Place the land cover and socioeconomic data in the following subdirectories:
- "./data/spatial_data/land_cover/" for the land cover raster.
- "./data/spatial_data/socioeconomic_data/" for the household income shapefile.
- "./data/spatial_data/racial_composition/" for the neighborhood racial composition shapefile.
- "./data/spatial_data/population_density/" for the population density raster.
- "./data/spatial_data/ecoregion_level_one/" for the ecoregion level 1 shapefile.
- "./data/spatial_data/ecoregion_level_three/" for the ecoregion level 3 shapefile.

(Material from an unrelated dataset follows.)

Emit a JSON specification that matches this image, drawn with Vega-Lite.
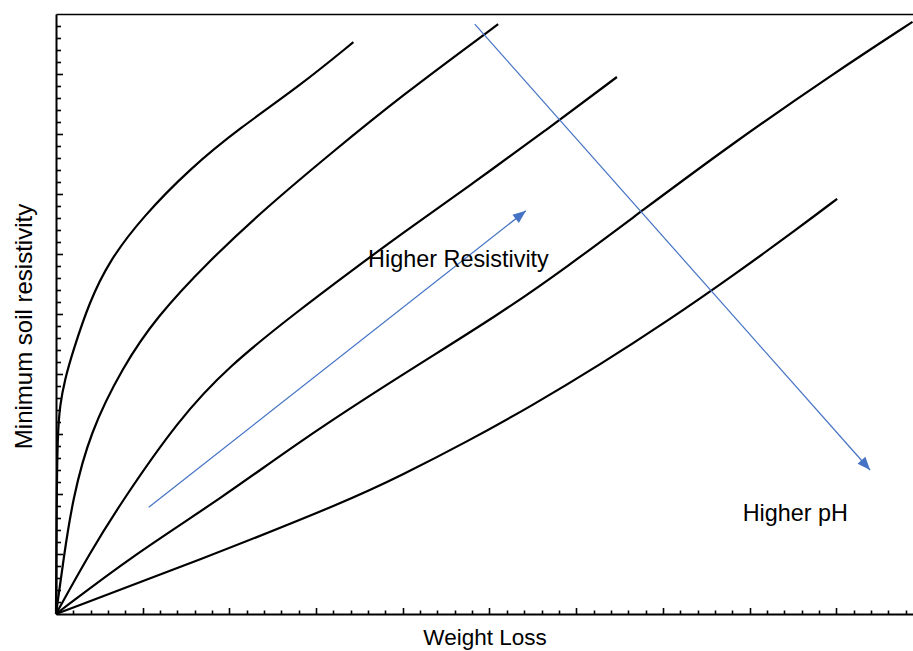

- "./data/spatial_data/cbsa_metro_areas/" for the metropolitan area shapefile.
Methods
In this study, we used publicly available data on urban land cover and urban socioeconomics and estimated their associations with urban pollinator occurrence rate. The publicly available urban land coverand urban socioeconomic data are large (continental scale) spatial files. The orginial sources for the spatial land cover and socioeconomic data are cited in the manuscript. We provide the site-specific land cover and socioeconomic predictor values that were derived from the publicly accessible data in a table - "site_data.csv". We focused on two groups of pollinator species - hoverflies (family Syrphidae) and bumble bees (family Apidae, genus Bombus). Pollinator detections were obtained from GBIF for hoverflies, and from the Bumble Bees of North America Database for bumble bees. The GBIF data request is cited in the README and in the manuscript text. The full Bumble Bees of North America Database data set is available upon request from the original provider, also cited in the README and in the manuscript text.
We used integrated community occupancy models to quantify the associations between urban landscape predictors and urban pollinator occurrence. This model form estimates and accounts for detection biases in the data while simultaneously estimating associations with whether or not species occur. We looked at whether four focal predictrs were associated with occurrence: natural greenspace, developed greenspace, household income and neighborhood racial composition. Natural greenspace versus developed greenspacewere synthetic categories that we constructed based on the categorical land cover raster values provided by the original source. The integrated community occupancy models estimates community average associations with each of the four focal predictors. The effect of natural greenspace was our primary interest so we also estimated species-specific effects of the natural greenspace area on occurrence. We did not estimate species-specific effects for all four predictors because those more complex models failed to converge given the amount of data in our study.